Does the UFC still need a semi-controversial carnival barker to get out there and be the media lightning rod who can consistently draw attention to the product? Or does it need someone who will play it more like a regular old sports league commissioner, even if that’s somewhat boring?
I’m honestly not sure, though I don’t expect we’ll have to answer the question any time soon.
Giving Chael Sonnen partial credit for “nearly” becoming the UFC light heavyweight champion when Jon Jones injured his own toe in the process of beating him senseless is pretty generous, but I see your point.
For a career that’s garnered so much attention, it’s strange that he never won a major title. Even his win in a fight that should have given him the WEC middleweight title technically didn’t, due to the early stages of Paulo Filho’s total lifestyle collapse.
Now Sonnen has a chance to win the Bellator “heavyweight” grand prix, which would be weird to think of as anybody’s highest achievement in this sport, but would actually be pretty impressive for Sonnen, as one of the smallest and oldest guys in the tournament.
But I still think that when his career is all over, it won’t be the wins and losses we remember most. It’ll be the other stuff – what Cormier might call the “extracurriculars” – both good and bad. We’ll remember how he showed other fighters the power of personality, inspiring a bunch of poor imitations that continue to this day. We’ll also remember him as one of the most notorious and unapologetic doping cheats to ever step in the cage.
It’s all part of the story at this point. Though I can’t say I wouldn’t be interested in a final chapter that somehow includes Fedor Emelianenko.
That’s one way to look at it. It’s also kind of like saying that your spouse has held you back from dating other people, one of whom might have turned out to be awesome. If the relationship you got out of the deal was worth foregoing the hypothetical benefits you may or may not have gotten without it, it’s probably hard to feel like that was a bad trade.

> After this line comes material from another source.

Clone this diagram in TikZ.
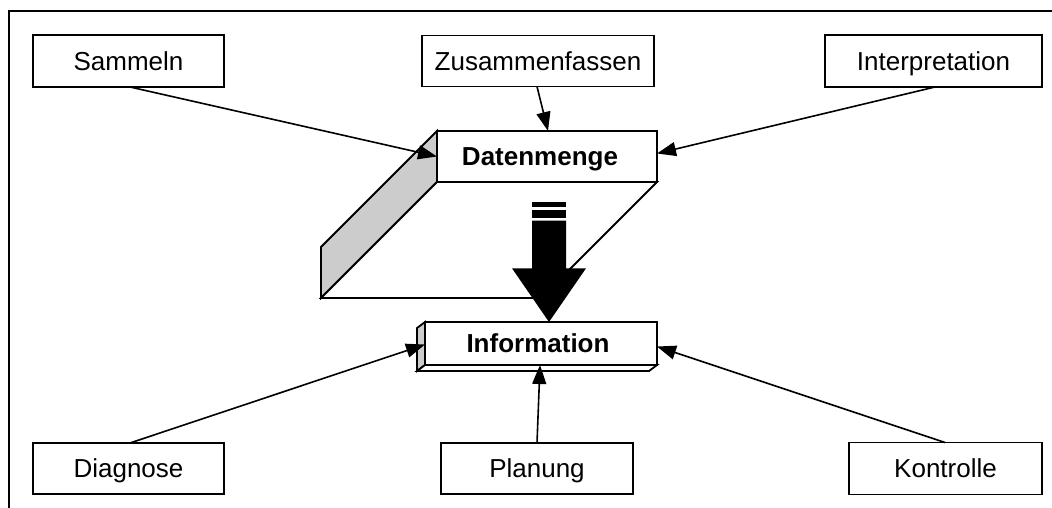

Think of it this way: Without Cain Velasquez to beat him up in the gym, maybe Cormier doesn’t become the fighter he is today. And maybe a run at heavyweight, with or without Velasquez in the picture, just reveals to him the limitations of his body type in that division. Or maybe he does become champ, but he just has one fewer good friend in the world.
We’ll never know for sure, but it doesn’t seem like it’s keeping him up at night.